PROBLEM —
Would you quote the material below in full and unchanged?

RECORDS SHOWN —
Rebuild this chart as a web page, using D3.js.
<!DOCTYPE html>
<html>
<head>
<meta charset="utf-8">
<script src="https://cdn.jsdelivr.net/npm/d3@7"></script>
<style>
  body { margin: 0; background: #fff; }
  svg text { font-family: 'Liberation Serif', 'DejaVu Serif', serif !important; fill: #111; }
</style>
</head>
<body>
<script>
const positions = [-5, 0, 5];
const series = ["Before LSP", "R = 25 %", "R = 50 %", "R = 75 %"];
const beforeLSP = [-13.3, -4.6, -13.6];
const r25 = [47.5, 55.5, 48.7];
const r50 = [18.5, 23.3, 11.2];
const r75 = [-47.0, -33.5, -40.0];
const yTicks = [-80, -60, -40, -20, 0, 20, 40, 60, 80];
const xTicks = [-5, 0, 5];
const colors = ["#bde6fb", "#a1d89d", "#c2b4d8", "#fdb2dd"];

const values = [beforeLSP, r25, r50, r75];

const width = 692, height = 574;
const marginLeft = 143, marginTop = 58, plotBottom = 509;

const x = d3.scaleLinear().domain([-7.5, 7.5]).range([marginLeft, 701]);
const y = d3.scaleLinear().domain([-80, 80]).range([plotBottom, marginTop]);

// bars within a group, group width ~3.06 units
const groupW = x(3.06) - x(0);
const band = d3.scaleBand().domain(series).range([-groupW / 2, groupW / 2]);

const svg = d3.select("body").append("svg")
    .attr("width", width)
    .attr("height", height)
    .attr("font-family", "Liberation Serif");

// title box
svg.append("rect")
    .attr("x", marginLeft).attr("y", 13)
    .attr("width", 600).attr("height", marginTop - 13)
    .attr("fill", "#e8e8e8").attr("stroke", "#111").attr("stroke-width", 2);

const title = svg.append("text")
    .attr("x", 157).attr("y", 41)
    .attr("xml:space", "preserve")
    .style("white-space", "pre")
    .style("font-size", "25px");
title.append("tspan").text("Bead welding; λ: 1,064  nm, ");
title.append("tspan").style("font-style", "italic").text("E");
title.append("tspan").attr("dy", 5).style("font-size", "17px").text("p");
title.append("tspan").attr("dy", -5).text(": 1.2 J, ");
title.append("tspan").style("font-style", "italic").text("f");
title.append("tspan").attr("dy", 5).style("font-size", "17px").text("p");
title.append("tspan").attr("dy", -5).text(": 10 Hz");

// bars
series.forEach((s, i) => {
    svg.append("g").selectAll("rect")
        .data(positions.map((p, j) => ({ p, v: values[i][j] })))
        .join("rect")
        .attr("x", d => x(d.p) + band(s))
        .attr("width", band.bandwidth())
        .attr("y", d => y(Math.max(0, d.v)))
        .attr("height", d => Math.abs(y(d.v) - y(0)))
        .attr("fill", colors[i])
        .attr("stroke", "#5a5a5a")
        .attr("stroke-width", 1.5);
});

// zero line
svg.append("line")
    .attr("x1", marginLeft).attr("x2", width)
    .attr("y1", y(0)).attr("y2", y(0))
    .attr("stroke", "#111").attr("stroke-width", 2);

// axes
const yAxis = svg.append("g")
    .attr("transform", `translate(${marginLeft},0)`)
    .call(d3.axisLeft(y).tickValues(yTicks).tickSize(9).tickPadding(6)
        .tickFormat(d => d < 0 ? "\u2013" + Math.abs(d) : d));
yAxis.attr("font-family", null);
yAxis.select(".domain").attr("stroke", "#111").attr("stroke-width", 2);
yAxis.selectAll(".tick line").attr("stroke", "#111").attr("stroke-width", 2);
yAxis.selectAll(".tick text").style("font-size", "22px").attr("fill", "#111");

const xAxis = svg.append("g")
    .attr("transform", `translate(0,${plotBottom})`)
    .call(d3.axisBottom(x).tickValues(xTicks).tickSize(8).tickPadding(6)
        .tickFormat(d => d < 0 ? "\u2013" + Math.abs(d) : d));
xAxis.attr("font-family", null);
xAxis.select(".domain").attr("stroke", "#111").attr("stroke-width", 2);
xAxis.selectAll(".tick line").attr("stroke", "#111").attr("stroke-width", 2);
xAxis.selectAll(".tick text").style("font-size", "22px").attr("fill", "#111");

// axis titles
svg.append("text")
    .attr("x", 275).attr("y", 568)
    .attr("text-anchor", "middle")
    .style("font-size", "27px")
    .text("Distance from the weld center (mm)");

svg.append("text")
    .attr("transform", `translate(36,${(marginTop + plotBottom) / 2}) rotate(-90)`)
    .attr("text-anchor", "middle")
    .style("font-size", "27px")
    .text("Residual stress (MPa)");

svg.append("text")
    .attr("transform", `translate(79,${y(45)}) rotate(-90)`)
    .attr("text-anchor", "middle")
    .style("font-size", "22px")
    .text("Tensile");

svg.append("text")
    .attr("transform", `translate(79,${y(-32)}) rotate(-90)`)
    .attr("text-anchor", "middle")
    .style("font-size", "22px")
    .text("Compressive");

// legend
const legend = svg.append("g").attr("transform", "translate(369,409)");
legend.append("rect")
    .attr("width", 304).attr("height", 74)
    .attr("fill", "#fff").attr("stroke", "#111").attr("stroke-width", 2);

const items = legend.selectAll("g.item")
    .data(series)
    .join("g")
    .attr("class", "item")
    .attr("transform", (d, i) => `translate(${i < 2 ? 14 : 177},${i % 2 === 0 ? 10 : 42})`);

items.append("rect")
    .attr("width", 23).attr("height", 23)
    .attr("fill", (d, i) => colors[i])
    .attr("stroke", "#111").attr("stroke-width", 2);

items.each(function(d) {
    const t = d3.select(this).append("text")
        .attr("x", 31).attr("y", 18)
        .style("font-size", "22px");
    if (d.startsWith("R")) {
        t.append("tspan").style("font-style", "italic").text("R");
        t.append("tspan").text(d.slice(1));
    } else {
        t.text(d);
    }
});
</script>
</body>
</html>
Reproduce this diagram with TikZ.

OUTPUT —
Rebuild this chart as a web page, using D3.js.
<!DOCTYPE html>
<html>
<head>
<meta charset="utf-8">
<script src="https://cdn.jsdelivr.net/npm/d3@7"></script>
<style>
  body { margin: 0; background: #fff; }
  svg text { font-family: 'Liberation Serif', 'DejaVu Serif', serif !important; fill: #111; }
</style>
</head>
<body>
<script>
const positions = [-5, 0, 5];
const series = ["Before LSP", "R = 25 %", "R = 50 %", "R = 75 %"];
const beforeLSP = [-13.3, -4.6, -13.6];
const r25 = [47.5, 55.5, 48.7];
const r50 = [18.5, 23.3, 11.2];
const r75 = [-47.0, -33.5, -40.0];
const yTicks = [-80, -60, -40, -20, 0, 20, 40, 60, 80];
const xTicks = [-5, 0, 5];
const colors = ["#bde6fb", "#a1d89d", "#c2b4d8", "#fdb2dd"];

const values = [beforeLSP, r25, r50, r75];

const width = 692, height = 574;
const marginLeft = 143, marginTop = 58, plotBottom = 509;

const x = d3.scaleLinear().domain([-7.5, 7.5]).range([marginLeft, 701]);
const y = d3.scaleLinear().domain([-80, 80]).range([plotBottom, marginTop]);

// bars within a group, group width ~3.06 units
const groupW = x(3.06) - x(0);
const band = d3.scaleBand().domain(series).range([-groupW / 2, groupW / 2]);

const svg = d3.select("body").append("svg")
    .attr("width", width)
    .attr("height", height)
    .attr("font-family", "Liberation Serif");

// title box
svg.append("rect")
    .attr("x", marginLeft).attr("y", 13)
    .attr("width", 600).attr("height", marginTop - 13)
    .attr("fill", "#e8e8e8").attr("stroke", "#111").attr("stroke-width", 2);

const title = svg.append("text")
    .attr("x", 157).attr("y", 41)
    .attr("xml:space", "preserve")
    .style("white-space", "pre")
    .style("font-size", "25px");
title.append("tspan").text("Bead welding; λ: 1,064  nm, ");
title.append("tspan").style("font-style", "italic").text("E");
title.append("tspan").attr("dy", 5).style("font-size", "17px").text("p");
title.append("tspan").attr("dy", -5).text(": 1.2 J, ");
title.append("tspan").style("font-style", "italic").text("f");
title.append("tspan").attr("dy", 5).style("font-size", "17px").text("p");
title.append("tspan").attr("dy", -5).text(": 10 Hz");

// bars
series.forEach((s, i) => {
    svg.append("g").selectAll("rect")
        .data(positions.map((p, j) => ({ p, v: values[i][j] })))
        .join("rect")
        .attr("x", d => x(d.p) + band(s))
        .attr("width", band.bandwidth())
        .attr("y", d => y(Math.max(0, d.v)))
        .attr("height", d => Math.abs(y(d.v) - y(0)))
        .attr("fill", colors[i])
        .attr("stroke", "#5a5a5a")
        .attr("stroke-width", 1.5);
});

// zero line
svg.append("line")
    .attr("x1", marginLeft).attr("x2", width)
    .attr("y1", y(0)).attr("y2", y(0))
    .attr("stroke", "#111").attr("stroke-width", 2);

// axes
const yAxis = svg.append("g")
    .attr("transform", `translate(${marginLeft},0)`)
    .call(d3.axisLeft(y).tickValues(yTicks).tickSize(9).tickPadding(6)
        .tickFormat(d => d < 0 ? "\u2013" + Math.abs(d) : d));
yAxis.attr("font-family", null);
yAxis.select(".domain").attr("stroke", "#111").attr("stroke-width", 2);
yAxis.selectAll(".tick line").attr("stroke", "#111").attr("stroke-width", 2);
yAxis.selectAll(".tick text").style("font-size", "22px").attr("fill", "#111");

const xAxis = svg.append("g")
    .attr("transform", `translate(0,${plotBottom})`)
    .call(d3.axisBottom(x).tickValues(xTicks).tickSize(8).tickPadding(6)
        .tickFormat(d => d < 0 ? "\u2013" + Math.abs(d) : d));
xAxis.attr("font-family", null);
xAxis.select(".domain").attr("stroke", "#111").attr("stroke-width", 2);
xAxis.selectAll(".tick line").attr("stroke", "#111").attr("stroke-width", 2);
xAxis.selectAll(".tick text").style("font-size", "22px").attr("fill", "#111");

// axis titles
svg.append("text")
    .attr("x", 275).attr("y", 568)
    .attr("text-anchor", "middle")
    .style("font-size", "27px")
    .text("Distance from the weld center (mm)");

svg.append("text")
    .attr("transform", `translate(36,${(marginTop + plotBottom) / 2}) rotate(-90)`)
    .attr("text-anchor", "middle")
    .style("font-size", "27px")
    .text("Residual stress (MPa)");

svg.append("text")
    .attr("transform", `translate(79,${y(45)}) rotate(-90)`)
    .attr("text-anchor", "middle")
    .style("font-size", "22px")
    .text("Tensile");

svg.append("text")
    .attr("transform", `translate(79,${y(-32)}) rotate(-90)`)
    .attr("text-anchor", "middle")
    .style("font-size", "22px")
    .text("Compressive");

// legend
const legend = svg.append("g").attr("transform", "translate(369,409)");
legend.append("rect")
    .attr("width", 304).attr("height", 74)
    .attr("fill", "#fff").attr("stroke", "#111").attr("stroke-width", 2);

const items = legend.selectAll("g.item")
    .data(series)
    .join("g")
    .attr("class", "item")
    .attr("transform", (d, i) => `translate(${i < 2 ? 14 : 177},${i % 2 === 0 ? 10 : 42})`);

items.append("rect")
    .attr("width", 23).attr("height", 23)
    .attr("fill", (d, i) => colors[i])
    .attr("stroke", "#111").attr("stroke-width", 2);

items.each(function(d) {
    const t = d3.select(this).append("text")
        .attr("x", 31).attr("y", 18)
        .style("font-size", "22px");
    if (d.startsWith("R")) {
        t.append("tspan").style("font-style", "italic").text("R");
        t.append("tspan").text(d.slice(1));
    } else {
        t.text(d);
    }
});
</script>
</body>
</html>
Reproduce this diagram with TikZ.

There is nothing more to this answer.